There it sits, like an 800-pound gorilla perched on a fence, its haunches enveloping the top rail, beckoning to us invitingly -- the surplus. Is it real, or is it an apparition? We want it to be real, since it represents the only hope for future government spending (or tax cutting) in light of the austere, self-imposed restrictions of the 1997 balanced-budget agreement devised by the White House and Congress.
You remember the budget compromise (full name: Balanced Budget Act of 1997), the stringent bipartisan legislation calculated to eliminate evil deficits once and for all. Why periodic deficits of manageable size were so threatening, when they had existed, off and on, for most of the twentieth century, was never quite fully explained. They were blamed for everything but the weather; mostly, they were blamed for the sluggish economy of the late 1980s, which unaccountably turned around in the early 1990s, despite the persistence of deficits for another half-decade. Obviously, other factors were at work.
No matter; the balanced budget had become a secular religion, its enactment enshrined in the Contract with America. Our elected officials resolved to eliminate annual deficits no later than the year 2002, and they did -- or rather the economy did by expanding and providing unexpected tax revenues for government coffers. As a result, technical balance was achieved in 1998, four years ahead of schedule, by natural economic means. Yet, the unnecessary (as it turned out) political machinery set up to achieve it still exists, and there's the rub.
Washington is now imprisoned by future spending caps that are mandated by law, irrespective of what the economy does. Not only are there caps, but the caps become more restrictive as time passes. Lawrence Mishel of the Economic Policy Institute points out that Clinton administration projections foresee annual cuts in non-defense domestic spending of 13 percent by fiscal 2009, if established limits are truly observed.
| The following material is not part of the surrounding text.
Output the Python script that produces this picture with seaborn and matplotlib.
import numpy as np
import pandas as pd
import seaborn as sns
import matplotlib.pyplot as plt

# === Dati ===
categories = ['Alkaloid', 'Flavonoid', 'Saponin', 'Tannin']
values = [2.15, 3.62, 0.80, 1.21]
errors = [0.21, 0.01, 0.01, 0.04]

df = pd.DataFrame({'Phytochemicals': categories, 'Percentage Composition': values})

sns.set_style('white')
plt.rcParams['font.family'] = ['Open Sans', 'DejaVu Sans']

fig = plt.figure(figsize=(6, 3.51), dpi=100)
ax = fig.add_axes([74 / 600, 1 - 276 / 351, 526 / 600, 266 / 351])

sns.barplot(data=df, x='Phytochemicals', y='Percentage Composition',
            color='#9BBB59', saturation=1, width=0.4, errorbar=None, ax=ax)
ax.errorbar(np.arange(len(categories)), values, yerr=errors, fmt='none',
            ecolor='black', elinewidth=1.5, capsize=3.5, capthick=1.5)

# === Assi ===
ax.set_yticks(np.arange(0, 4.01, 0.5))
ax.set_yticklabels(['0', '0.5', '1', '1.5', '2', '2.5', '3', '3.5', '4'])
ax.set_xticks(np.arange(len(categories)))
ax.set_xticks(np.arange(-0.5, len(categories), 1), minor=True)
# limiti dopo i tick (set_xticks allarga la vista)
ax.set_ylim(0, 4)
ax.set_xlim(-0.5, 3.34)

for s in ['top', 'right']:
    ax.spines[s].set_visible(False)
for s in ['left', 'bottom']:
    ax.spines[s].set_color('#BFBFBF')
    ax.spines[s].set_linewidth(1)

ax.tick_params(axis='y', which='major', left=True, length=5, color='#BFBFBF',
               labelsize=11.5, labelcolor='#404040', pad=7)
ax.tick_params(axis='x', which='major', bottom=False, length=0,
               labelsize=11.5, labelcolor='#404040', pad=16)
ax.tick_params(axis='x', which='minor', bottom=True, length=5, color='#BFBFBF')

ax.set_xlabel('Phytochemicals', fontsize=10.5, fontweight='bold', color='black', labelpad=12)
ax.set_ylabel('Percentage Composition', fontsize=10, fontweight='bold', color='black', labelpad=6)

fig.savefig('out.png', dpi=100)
Republican plans for a massive tax reduction in the meantime would cause those cuts to balloon to 29 percent of the yearly budget by then. Either way, the big squeeze is on, and it will get tighter as the out years approach and politicians struggle to keep the federal government from imploding for lack of funds.
Meanwhile, the sharp thinkers in the congressional GOP have found a temporary way around their own legislated budget straightjacket. They won't give up their dream of a permanently balanced federal budget, even if it becomes a nightmare; neither will they consider a sensible tax increase. Their sole reason for existence, as conservative pundit Robert Novak likes to say, is to cut taxes. The solution: emergency appropriations.
In an exercise that would be comical if it wasn't so cynical, Republican budgeteers have decided to declare outlays for any and all necessary or popular programs they can't eliminate -- from the constitutionally mandated 2000 census to Head Start, farm aid, and winter heating-oil assistance -- as "emergency spending" not subject to budget caps. How they managed to overlook the federal census in setting their funding priorities is particularly mind-boggling; it's only been taken every decade for 200 years. Those things apparently happen when you're between a rock and a hard place. The farcical budget charade can't go on much longer, however. Under existing guidelines, all discretionary government spending must be reduced by a real 10 percent by 2002 -- 18 percent if defense expenditures are exempted.
So, the first thing to know about the gorilla on the fence is that it may be a figment of our collective imagination. Predicted future surpluses are premised on the economy continuing to boom (always an iffy proposition) and the federal budget continuing to be cut, year after year. Yet, if spending caps are not repealed and replaced by a reasonable tax increase, there will be no surpluses anyway; they will almost certainly go towards subsidizing in some fashion shrinking government programs the public has said it wants. This will come as disconcerting news to the men running for president; they are the ones who see the gorilla most clearly.
Assuming continued economic growth and progressive implementation of the draconian reductions required by the 1997 budget accord, anticipated non-Social Security surpluses are now expected to total $1 trillion over the next ten years. Former Senator Bill Bradley expects to use that windfall to cover the medically uninsured in America -- at a projected cost of $65 billion a year. Vice President Al Gore wants to spend it on a variety of educational, defense, environmental, and health initiatives. Both men would use some of it to finance prescription drug coverage for the elderly under Medicare. George W. Bush, who read his father's lips, wants to give most of the money back in the form of a Reaganesque income-tax cut, two-thirds of which would go to the top 10 percent of income earners as a stimulus to "entrepreneurship."
Bradley and Gore at least want to do something worthwhile with the surplus; Bush would throw it at the already rich in a reinvented version of trickle-down economics. That's really beside the point, however. The point is that the money may not be there at all. It certainly won't be there unless Congress ceases practicing budget nonsense and undoes the damage of 1997. Failing that, the surplus gorilla will clamber down from the fence, wave goodbye, and be gone.